TLS 1.2 is like the Toyota Corolla of TLS, it's run for forever and not everyone maintains it properly.

It can still perform well if properly configured and maintained - we'll go into more detail on how in the next section. The practices outlined here are good for all editions of TLS.

Generally, TLS 1.0 and 1.1 should not be used. Two OS providers (Windows XP, Android 4, and below) were disturbingly slow to adopt TLS 1.2, so if this is part of your customer base, beware.

Ciphers

This information is much more likely to be dated. I'll try to keep this short:

Confidentiality

  • (AEAD) AES-GCM: This is usually my all-around cipher. It's decently fast and supports partial acceleration with hardware ADCs / CPUs. AES is generally pretty fast, so it's a good balance of performance and confidentiality. I don't personally think it's worth running anything but 256-bit on modern hardware.
  • (AEAD) ChaCha20: This was developed by Google, and is still "being proven". Generally trusted by the public, this novel cipher suite is fast despite a lack of hardware acceleration.
  • AES-CBC: This has been the "advanced" cipher for confidentiality before AES-GCM. Developed in 1993, this crypto is highly performant and motivated users to move from suites like DES and RC4 by being both more performant and stronger. Like with AES-GCM, I prefer not to use anything but 256-bit on modern hardware
  • Everything else: This is the "don't bother" bucket: RC4, DES, 3DES

Integrity

Generally, AEAD provides an advantage here - SHA3 isn't generally available yet but SHA2 variants should be the only thing used. The more bits the better!

Forward Secrecy

  • ECDHE (Elliptic Curve Diffie Hellman): This should be mandatory with TLS 1.2 unless you have customers with old Android phones and Windows XP.
  • TLS 1.3 lets you select multiple PFS algorithms that are EC-based.

Matters of Practice

Before we move into the Avi-specific configuration, I have a recommendation that is true for all platforms:

Semantic Versioning

Cryptography practices change over time - and some of these changes break compatibility.

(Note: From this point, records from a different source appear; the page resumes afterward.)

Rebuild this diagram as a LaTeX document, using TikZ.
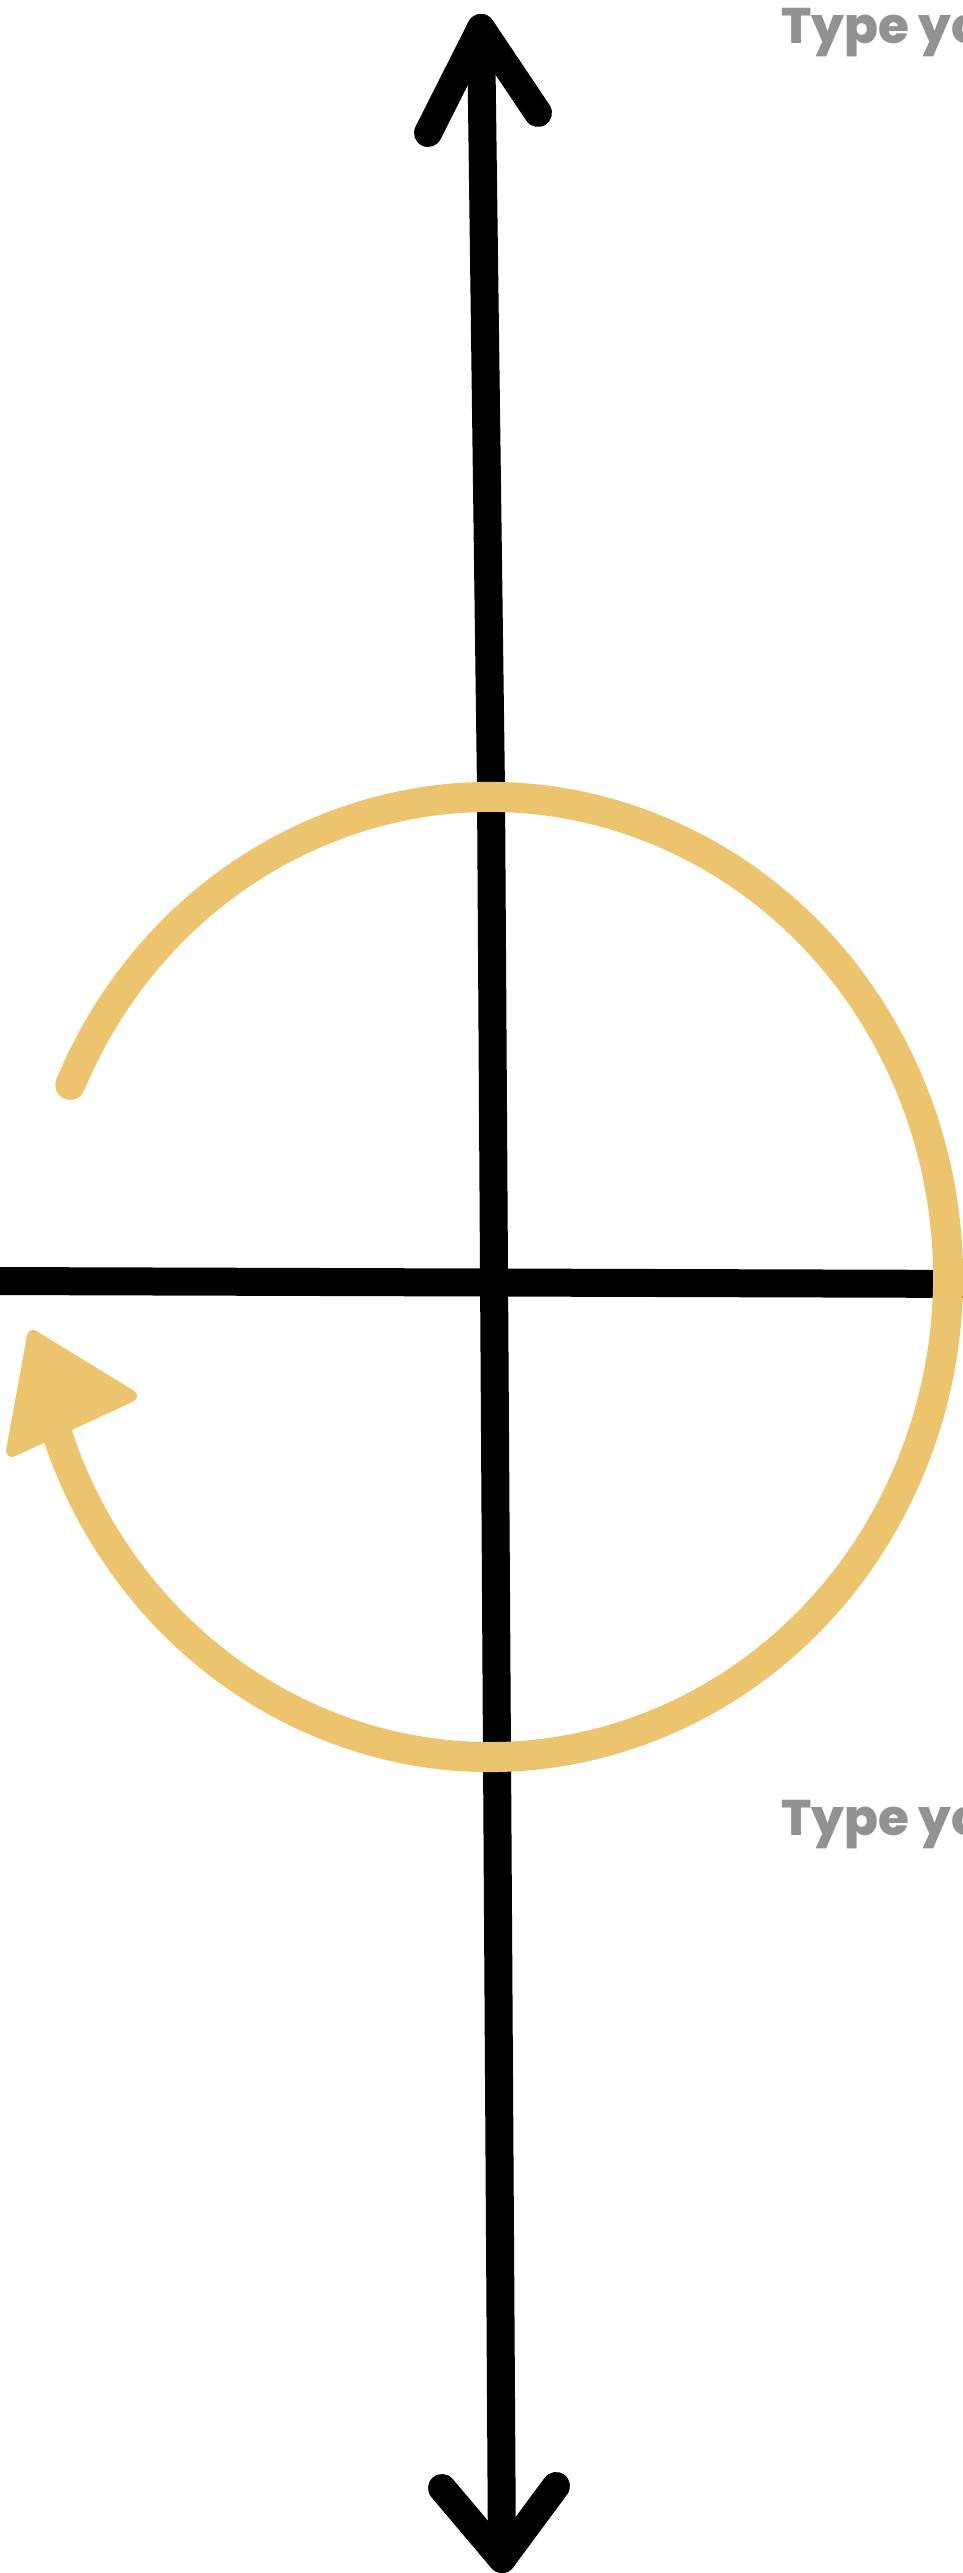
\documentclass[tikz,border=0pt]{standalone}
\usepackage{fontspec}
\newfontfamily\popfont{Poppins}[UprightFont={* ExtraBold}]
\definecolor{gold}{RGB}{237,196,110}
\definecolor{txtgray}{RGB}{146,146,146}
\begin{document}
\begin{tikzpicture}[x=1pt,y=1pt,
  axisline/.style={line width=28pt, draw=black},
  axishead/.style={line width=28pt, draw=black, line cap=round, line join=round},
  goldline/.style={line width=30pt, draw=gold, line cap=round},
  goldhead/.style={fill=gold, draw=gold, line width=12pt, line join=round},
  typelabel/.style={font=\popfont\fontsize{50}{60}\selectfont, text=txtgray, anchor=base west, inner sep=0pt}]
\fill[white] (0,0) rectangle (963,2573);
\useasboundingbox (0,0) rectangle (963,2573);
\clip (0,0) rectangle (963,2573);
% axis points
\coordinate (vtop) at (481,2545);
\coordinate (vmid) at (491,1783);
\coordinate (vbot) at (502,14);
\coordinate (tl) at (428,2440);
\coordinate (tr) at (538,2460);
\coordinate (bl) at (442,85);
\coordinate (br) at (556,87);
\coordinate (hl) at (-20,1292);
\coordinate (hr) at (985,1289);
% axes
\draw[axishead] (vtop) -- (vmid) -- (vbot);
\draw[axishead] (tl) -- (vtop) -- (tr);
\draw[axishead] (bl) -- (vbot) -- (br);
\draw[axisline] (hl) -- (hr);
% rotation arrow
\coordinate (cc) at (490,1296);
\draw[goldline] (cc) ++(156.4:458pt and 480pt) arc[start angle=156.4, end angle=-161, x radius=458pt, y radius=480pt];
\coordinate (ahtip) at (33,1237);
\coordinate (ahright) at (131,1177);
\coordinate (ahleft) at (12,1122);
\filldraw[goldhead] (ahtip) -- (ahright) -- (ahleft) -- cycle;
% labels
\node[typelabel] (ttop) at (781,2529) {Type yo};
\node[typelabel] (tbot) at (781,737) {Type yo};
\end{tikzpicture}
\end{document}
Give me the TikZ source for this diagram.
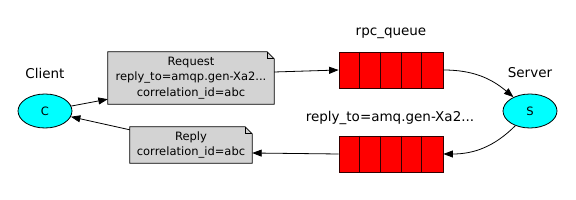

Semantic versioning provides the capability to support three scales of change:

  • Major Changes: First number in a version. Since the specification is focused on APIs, I'll be more clear here. This is what you'd iterate if you are removing cipher suites or negotiation parameters that might break existing clients
  • Minor Changes: This category would be for tuning and adding support for something new that won't break compatibility. Examples here would be cipher order preference changes or adding new ciphers.
  • Patch Changes: This won't be used much in this case - here's where we'd document a change that matches the Minor Change's intent, like mistakes on cipher order preference.

Let's do it!

Let's move into an example leveraging NSX ALB (Avi Vantage). Here, I'll be creating a "first version," but the practices are the same. First, navigate to Templates -> Security -> SSL/TLS Profile :


Note: I really like this about Avi Vantage, even if I'm not using it here. The security scores here are accurate, albeit capped out - VMware is probably doing this to encourage use of AEAD ciphers:


...but, I'm somewhat old-school. I like using Apache-style cipher strings because they can apply to anything, and everything will run TLS eventually. Here are the cipher strings I'm using - the first is TLS 1.2, the second is TLS 1.3.

ECDHE-RSA-AES256-GCM-SHA384:ECDHE-RSA-AES256-SHA384

TLS_AES_256_GCM_SHA384:TLS_CHACHA20_POLY1305_SHA256

One gripe I have here is that Avi won't add the "What If" analysis like F5's TM-OS does (14+ only). Conversely, applying this profile is much easier. To do this, open the virtual service, and navigate to the bottom right:

That's it! Later on, we'll provide examples of coverage reporting for these profiles. In a production-like deployment, these services should be managed with release strategies given that versioning is applied.